The old building and new Frankel wing will be multi-purpose. They will be split into galleries, research and conservation areas, educational and social spaces, storage, retail and a café.

“We worked very hard to integrate functions in this building,” Steward said. “We want to persuade visitors, when they come to the museum, to visit the whole thing.”

When the museum reopens after its $41.9 million makeover, it will be more than double the size of its old building, the Alumni Memorial Hall.

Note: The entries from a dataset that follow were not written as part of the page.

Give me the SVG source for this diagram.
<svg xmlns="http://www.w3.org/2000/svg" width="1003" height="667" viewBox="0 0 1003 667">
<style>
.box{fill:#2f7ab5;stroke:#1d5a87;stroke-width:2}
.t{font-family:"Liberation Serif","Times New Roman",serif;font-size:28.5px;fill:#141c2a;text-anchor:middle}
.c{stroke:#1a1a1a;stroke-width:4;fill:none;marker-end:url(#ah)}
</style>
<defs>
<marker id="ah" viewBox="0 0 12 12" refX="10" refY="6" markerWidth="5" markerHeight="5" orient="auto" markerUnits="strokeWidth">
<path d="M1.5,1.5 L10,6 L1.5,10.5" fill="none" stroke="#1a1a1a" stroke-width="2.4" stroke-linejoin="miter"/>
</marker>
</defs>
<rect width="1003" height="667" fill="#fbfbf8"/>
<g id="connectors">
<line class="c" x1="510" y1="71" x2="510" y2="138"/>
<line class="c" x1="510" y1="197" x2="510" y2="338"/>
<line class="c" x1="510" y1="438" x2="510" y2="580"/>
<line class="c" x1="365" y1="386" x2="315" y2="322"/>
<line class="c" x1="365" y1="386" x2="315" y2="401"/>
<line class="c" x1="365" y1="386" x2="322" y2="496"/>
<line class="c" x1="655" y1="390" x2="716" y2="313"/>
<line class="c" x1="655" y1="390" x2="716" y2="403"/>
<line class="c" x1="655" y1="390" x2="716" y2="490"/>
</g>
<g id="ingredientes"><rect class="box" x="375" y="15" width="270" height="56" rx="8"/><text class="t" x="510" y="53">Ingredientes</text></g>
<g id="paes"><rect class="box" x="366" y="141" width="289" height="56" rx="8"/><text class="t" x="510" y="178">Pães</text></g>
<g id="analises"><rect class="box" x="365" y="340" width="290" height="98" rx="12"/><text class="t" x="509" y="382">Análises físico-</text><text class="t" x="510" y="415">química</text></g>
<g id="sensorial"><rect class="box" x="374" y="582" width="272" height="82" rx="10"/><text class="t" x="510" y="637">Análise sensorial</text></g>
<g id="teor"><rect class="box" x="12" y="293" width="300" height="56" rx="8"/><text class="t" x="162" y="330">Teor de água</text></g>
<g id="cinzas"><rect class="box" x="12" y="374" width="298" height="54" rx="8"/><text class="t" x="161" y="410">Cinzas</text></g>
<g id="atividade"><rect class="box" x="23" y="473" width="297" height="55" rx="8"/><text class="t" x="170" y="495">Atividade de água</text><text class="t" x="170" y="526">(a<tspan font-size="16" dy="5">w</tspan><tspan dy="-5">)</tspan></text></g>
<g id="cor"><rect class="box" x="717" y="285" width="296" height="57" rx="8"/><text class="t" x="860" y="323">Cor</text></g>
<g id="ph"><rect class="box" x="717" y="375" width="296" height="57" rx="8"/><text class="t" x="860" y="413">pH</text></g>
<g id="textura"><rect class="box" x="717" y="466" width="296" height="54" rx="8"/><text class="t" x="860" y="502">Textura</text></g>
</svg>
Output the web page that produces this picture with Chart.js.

The University owns more than 18,000 art pieces, but was previously only able to show 3 percent of that collection at a time. UMMA’s off-site location at the juncture of South University and South Forest — what used to be the original Mitch’s Place bar — allowed for even more limited exhibitions. Now the added 53,000 square feet in the new building will allow UMMA to show 10 percent of its entire collection at a time. And viewing and appreciating this art need not be separate from learning about it.

What UMMA calls its open storage gallery is one way the museum seeks to combine art appreciation and education. The space that was once the Chinese gallery (renamed The Shirley Chang Gallery of Chinese Art in the new museum space) will now feature cabinets with floor-to-ceiling glass shelving. The construction of the gallery allows for a dense arrangement of 600 to 800 pieces — such as Chinese pots, American decorative arts objects, African pieces — that scholars and visitors can come in and study during the museum’s open hours without an appointment.

“It’s a way to create something in between the pristine display of art gallery spaces and dead storage space, a way of animating the collection,” Steward said. Call it experiential storage.

Around the corner from the open storage gallery is the old Japanese gallery space, which will become the Asian Art Conservation Laboratory's new location. UMMA’s Asian Art Conservation Lab has been around for 25 years and is one of few in the country.